» DATA SEGMENT:
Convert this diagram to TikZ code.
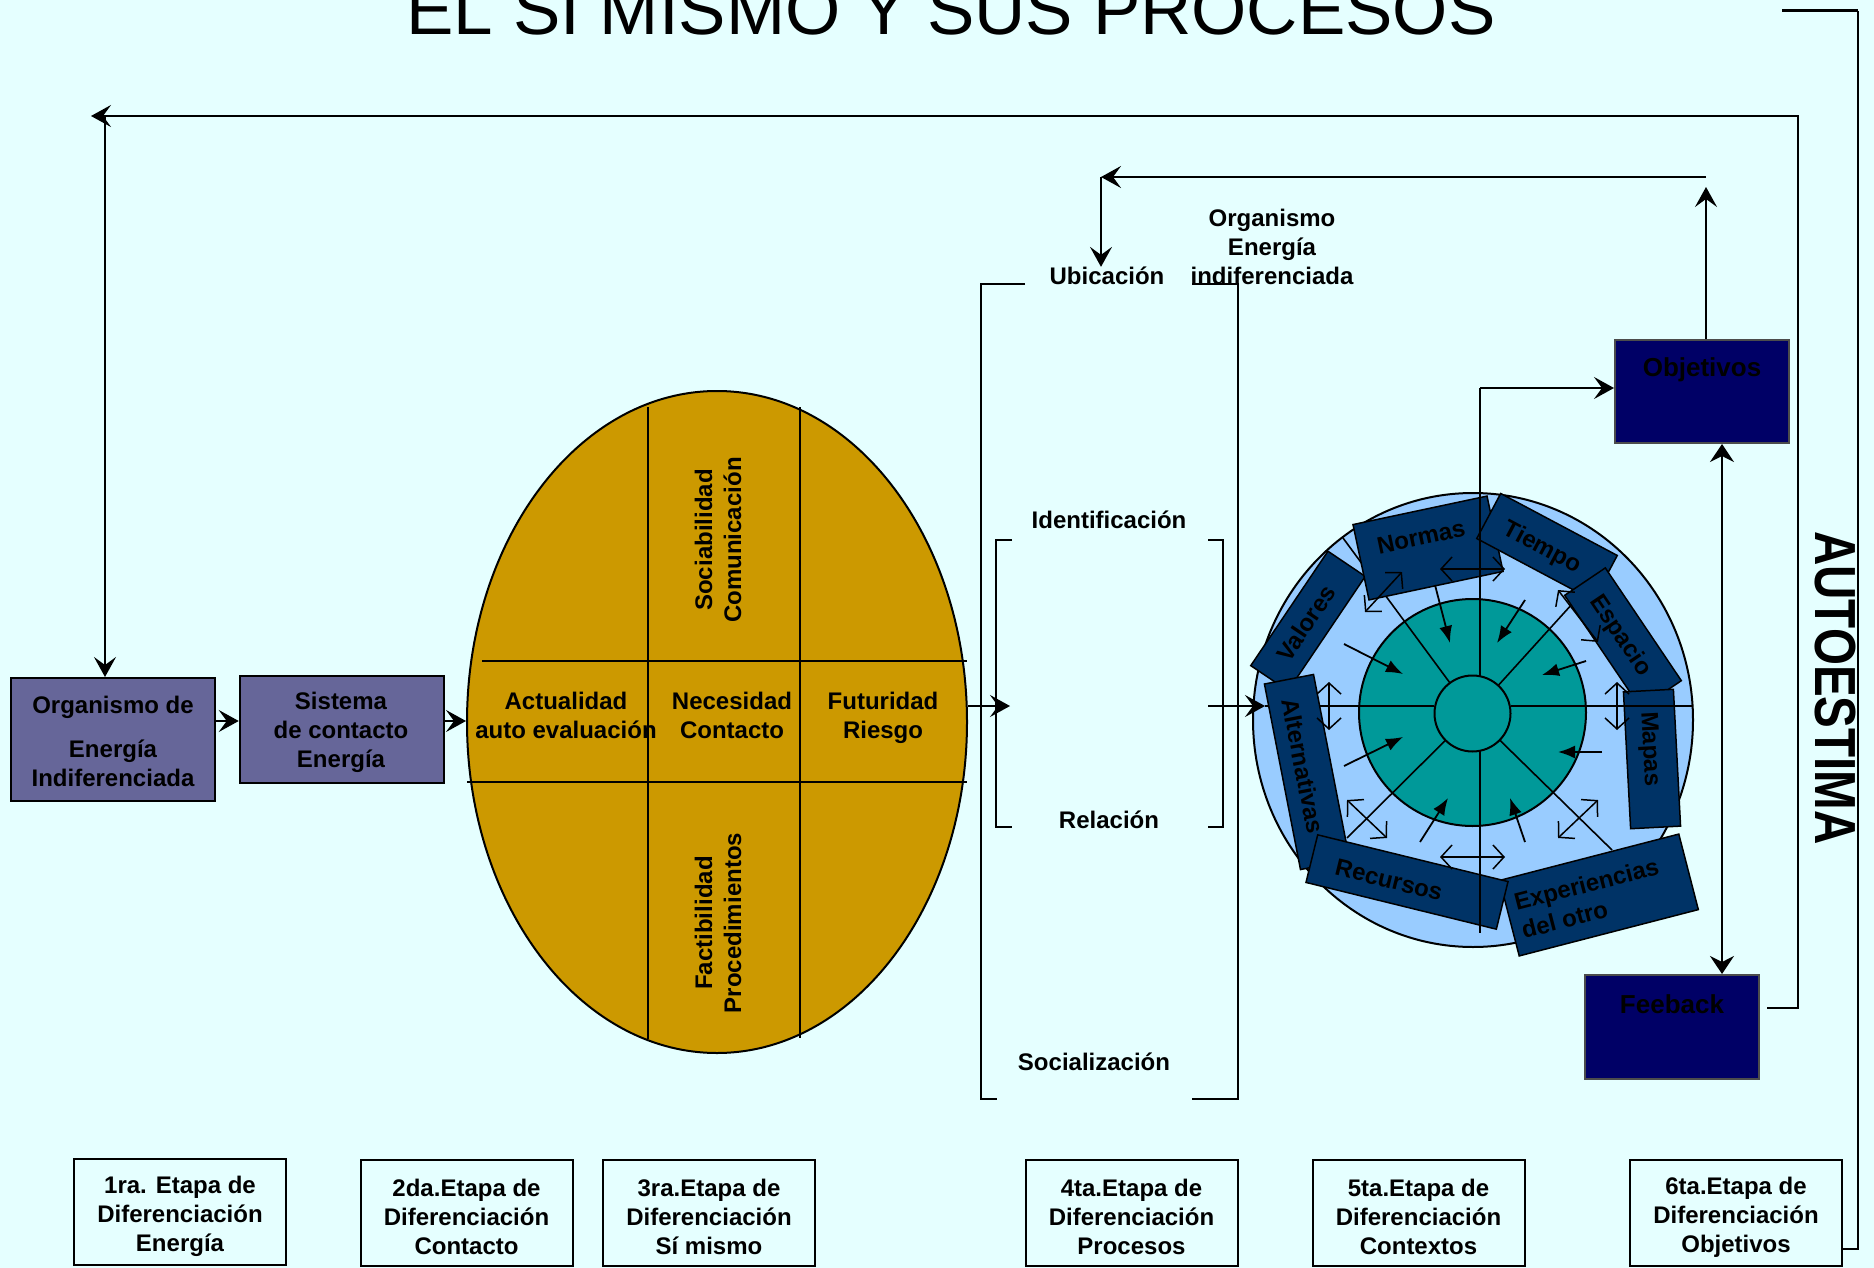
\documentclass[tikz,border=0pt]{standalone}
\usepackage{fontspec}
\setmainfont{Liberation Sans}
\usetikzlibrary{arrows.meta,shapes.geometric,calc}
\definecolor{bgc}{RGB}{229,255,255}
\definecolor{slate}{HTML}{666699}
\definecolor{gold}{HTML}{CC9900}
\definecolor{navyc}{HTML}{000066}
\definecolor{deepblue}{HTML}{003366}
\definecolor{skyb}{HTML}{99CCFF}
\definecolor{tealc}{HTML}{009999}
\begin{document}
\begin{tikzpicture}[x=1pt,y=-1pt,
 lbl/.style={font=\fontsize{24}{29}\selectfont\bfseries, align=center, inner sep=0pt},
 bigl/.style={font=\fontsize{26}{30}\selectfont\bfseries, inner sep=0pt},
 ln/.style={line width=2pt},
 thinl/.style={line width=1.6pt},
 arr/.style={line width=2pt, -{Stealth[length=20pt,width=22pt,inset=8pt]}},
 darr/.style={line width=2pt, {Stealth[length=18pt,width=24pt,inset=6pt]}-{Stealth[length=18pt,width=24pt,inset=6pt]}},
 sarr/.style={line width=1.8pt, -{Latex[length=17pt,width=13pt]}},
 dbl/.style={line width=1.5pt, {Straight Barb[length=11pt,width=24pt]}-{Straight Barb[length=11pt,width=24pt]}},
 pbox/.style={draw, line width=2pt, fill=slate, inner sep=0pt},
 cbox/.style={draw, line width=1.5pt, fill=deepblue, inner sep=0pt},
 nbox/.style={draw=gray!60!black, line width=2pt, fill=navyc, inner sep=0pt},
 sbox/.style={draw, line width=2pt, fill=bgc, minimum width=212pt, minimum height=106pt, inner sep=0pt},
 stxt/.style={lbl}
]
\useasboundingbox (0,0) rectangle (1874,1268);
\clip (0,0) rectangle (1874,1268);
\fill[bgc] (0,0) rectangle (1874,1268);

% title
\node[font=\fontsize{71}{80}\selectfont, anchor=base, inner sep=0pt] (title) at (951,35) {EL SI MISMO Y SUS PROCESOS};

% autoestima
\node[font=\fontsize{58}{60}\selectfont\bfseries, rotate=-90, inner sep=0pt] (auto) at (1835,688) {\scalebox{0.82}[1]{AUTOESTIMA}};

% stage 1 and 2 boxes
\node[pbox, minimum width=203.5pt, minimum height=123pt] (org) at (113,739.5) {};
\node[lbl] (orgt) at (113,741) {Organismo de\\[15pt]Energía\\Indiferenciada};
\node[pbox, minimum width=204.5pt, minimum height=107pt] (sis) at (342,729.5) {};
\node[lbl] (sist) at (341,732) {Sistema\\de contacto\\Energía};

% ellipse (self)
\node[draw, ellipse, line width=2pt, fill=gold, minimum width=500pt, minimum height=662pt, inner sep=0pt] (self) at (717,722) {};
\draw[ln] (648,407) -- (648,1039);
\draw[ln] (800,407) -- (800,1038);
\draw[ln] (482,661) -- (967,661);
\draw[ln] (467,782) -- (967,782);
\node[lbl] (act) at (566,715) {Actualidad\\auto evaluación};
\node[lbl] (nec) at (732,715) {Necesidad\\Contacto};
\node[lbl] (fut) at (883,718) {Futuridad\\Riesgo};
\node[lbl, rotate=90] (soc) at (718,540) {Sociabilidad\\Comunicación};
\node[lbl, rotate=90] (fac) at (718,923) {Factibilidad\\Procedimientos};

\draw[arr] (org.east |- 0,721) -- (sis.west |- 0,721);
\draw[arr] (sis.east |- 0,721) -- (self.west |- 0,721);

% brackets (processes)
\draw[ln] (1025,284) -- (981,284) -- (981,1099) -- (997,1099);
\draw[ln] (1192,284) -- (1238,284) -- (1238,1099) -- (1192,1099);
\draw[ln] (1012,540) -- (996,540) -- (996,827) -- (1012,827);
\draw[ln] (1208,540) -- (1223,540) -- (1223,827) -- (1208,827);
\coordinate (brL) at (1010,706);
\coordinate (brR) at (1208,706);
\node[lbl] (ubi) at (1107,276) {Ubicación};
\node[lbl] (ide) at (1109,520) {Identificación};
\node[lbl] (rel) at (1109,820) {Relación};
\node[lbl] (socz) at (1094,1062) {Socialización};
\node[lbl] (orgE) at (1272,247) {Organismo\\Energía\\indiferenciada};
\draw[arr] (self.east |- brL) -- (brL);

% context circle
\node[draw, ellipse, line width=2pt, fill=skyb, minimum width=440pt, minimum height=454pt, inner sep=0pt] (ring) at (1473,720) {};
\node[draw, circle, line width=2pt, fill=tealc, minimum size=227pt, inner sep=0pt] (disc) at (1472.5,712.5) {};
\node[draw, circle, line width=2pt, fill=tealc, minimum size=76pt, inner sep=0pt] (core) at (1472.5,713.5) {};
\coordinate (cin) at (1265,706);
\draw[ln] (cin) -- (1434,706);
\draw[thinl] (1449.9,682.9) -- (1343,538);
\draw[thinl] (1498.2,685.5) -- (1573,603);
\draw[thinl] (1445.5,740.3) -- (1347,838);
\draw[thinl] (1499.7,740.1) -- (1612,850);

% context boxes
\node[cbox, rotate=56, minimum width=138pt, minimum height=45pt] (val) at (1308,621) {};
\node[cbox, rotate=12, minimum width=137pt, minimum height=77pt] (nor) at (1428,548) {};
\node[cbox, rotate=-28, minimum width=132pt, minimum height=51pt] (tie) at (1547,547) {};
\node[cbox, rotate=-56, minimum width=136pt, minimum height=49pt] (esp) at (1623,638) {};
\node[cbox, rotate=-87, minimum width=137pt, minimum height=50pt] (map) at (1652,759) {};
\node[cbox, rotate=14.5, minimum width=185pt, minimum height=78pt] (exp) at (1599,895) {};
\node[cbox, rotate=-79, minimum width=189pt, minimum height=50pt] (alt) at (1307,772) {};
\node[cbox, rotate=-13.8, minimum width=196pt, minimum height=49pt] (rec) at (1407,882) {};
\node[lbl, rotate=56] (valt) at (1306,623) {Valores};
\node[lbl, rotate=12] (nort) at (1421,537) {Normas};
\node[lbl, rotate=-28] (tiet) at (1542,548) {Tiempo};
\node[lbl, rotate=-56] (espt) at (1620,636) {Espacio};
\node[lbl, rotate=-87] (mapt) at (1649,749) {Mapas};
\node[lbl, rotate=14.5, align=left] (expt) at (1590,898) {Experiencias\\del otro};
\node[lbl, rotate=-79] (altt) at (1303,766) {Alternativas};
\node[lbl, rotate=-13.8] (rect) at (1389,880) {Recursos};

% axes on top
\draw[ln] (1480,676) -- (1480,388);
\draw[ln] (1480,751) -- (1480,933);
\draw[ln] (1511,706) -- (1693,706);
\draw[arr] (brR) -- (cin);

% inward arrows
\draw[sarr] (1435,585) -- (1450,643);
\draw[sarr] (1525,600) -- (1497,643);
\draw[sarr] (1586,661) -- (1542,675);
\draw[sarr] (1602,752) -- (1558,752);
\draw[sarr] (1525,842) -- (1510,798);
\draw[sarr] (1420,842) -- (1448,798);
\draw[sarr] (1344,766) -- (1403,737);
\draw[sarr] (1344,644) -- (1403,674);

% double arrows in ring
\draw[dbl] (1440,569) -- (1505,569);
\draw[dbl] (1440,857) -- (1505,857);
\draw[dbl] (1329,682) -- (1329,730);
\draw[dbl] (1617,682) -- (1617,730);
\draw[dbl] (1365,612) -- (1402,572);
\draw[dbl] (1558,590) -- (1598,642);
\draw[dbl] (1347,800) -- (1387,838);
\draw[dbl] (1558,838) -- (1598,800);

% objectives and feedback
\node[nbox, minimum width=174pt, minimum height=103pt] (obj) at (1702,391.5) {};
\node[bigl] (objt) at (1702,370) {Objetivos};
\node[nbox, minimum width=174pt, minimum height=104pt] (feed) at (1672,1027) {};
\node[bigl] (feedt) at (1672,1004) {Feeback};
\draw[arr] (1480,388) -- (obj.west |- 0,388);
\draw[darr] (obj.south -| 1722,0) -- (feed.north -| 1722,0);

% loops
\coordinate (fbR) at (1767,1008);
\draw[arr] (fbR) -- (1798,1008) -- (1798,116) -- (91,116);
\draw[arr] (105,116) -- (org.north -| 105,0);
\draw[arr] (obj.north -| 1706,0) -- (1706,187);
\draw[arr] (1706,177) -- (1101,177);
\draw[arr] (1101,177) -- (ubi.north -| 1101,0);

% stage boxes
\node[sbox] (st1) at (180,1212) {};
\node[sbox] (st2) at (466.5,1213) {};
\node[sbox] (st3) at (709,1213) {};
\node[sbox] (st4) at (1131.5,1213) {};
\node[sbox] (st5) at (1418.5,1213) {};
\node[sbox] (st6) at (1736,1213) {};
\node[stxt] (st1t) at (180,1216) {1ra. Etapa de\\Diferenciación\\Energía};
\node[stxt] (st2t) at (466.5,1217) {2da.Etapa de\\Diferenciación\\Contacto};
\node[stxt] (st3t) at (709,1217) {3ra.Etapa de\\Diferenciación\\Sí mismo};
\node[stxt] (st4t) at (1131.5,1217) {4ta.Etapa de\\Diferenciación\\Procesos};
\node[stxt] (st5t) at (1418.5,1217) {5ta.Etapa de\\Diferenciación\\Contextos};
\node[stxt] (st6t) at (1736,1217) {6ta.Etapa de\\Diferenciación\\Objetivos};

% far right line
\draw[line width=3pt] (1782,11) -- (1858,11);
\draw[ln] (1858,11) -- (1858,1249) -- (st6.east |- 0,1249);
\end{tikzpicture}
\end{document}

» PROBLEM STATEMENT: Give again, exactly, the lines from the start of the data through the one holding "anchor=base, inner sep=0pt]"; omit the pictures.

» TASK SOLUTION:
Convert this diagram to TikZ code.
\documentclass[tikz,border=0pt]{standalone}
\usepackage{fontspec}
\setmainfont{Liberation Sans}
\usetikzlibrary{arrows.meta,shapes.geometric,calc}
\definecolor{bgc}{RGB}{229,255,255}
\definecolor{slate}{HTML}{666699}
\definecolor{gold}{HTML}{CC9900}
\definecolor{navyc}{HTML}{000066}
\definecolor{deepblue}{HTML}{003366}
\definecolor{skyb}{HTML}{99CCFF}
\definecolor{tealc}{HTML}{009999}
\begin{document}
\begin{tikzpicture}[x=1pt,y=-1pt,
 lbl/.style={font=\fontsize{24}{29}\selectfont\bfseries, align=center, inner sep=0pt},
 bigl/.style={font=\fontsize{26}{30}\selectfont\bfseries, inner sep=0pt},
 ln/.style={line width=2pt},
 thinl/.style={line width=1.6pt},
 arr/.style={line width=2pt, -{Stealth[length=20pt,width=22pt,inset=8pt]}},
 darr/.style={line width=2pt, {Stealth[length=18pt,width=24pt,inset=6pt]}-{Stealth[length=18pt,width=24pt,inset=6pt]}},
 sarr/.style={line width=1.8pt, -{Latex[length=17pt,width=13pt]}},
 dbl/.style={line width=1.5pt, {Straight Barb[length=11pt,width=24pt]}-{Straight Barb[length=11pt,width=24pt]}},
 pbox/.style={draw, line width=2pt, fill=slate, inner sep=0pt},
 cbox/.style={draw, line width=1.5pt, fill=deepblue, inner sep=0pt},
 nbox/.style={draw=gray!60!black, line width=2pt, fill=navyc, inner sep=0pt},
 sbox/.style={draw, line width=2pt, fill=bgc, minimum width=212pt, minimum height=106pt, inner sep=0pt},
 stxt/.style={lbl}
]
\useasboundingbox (0,0) rectangle (1874,1268);
\clip (0,0) rectangle (1874,1268);
\fill[bgc] (0,0) rectangle (1874,1268);

% title
\node[font=\fontsize{71}{80}\selectfont, anchor=base, inner sep=0pt] (title) at (951,35) {EL SI MISMO Y SUS PROCESOS};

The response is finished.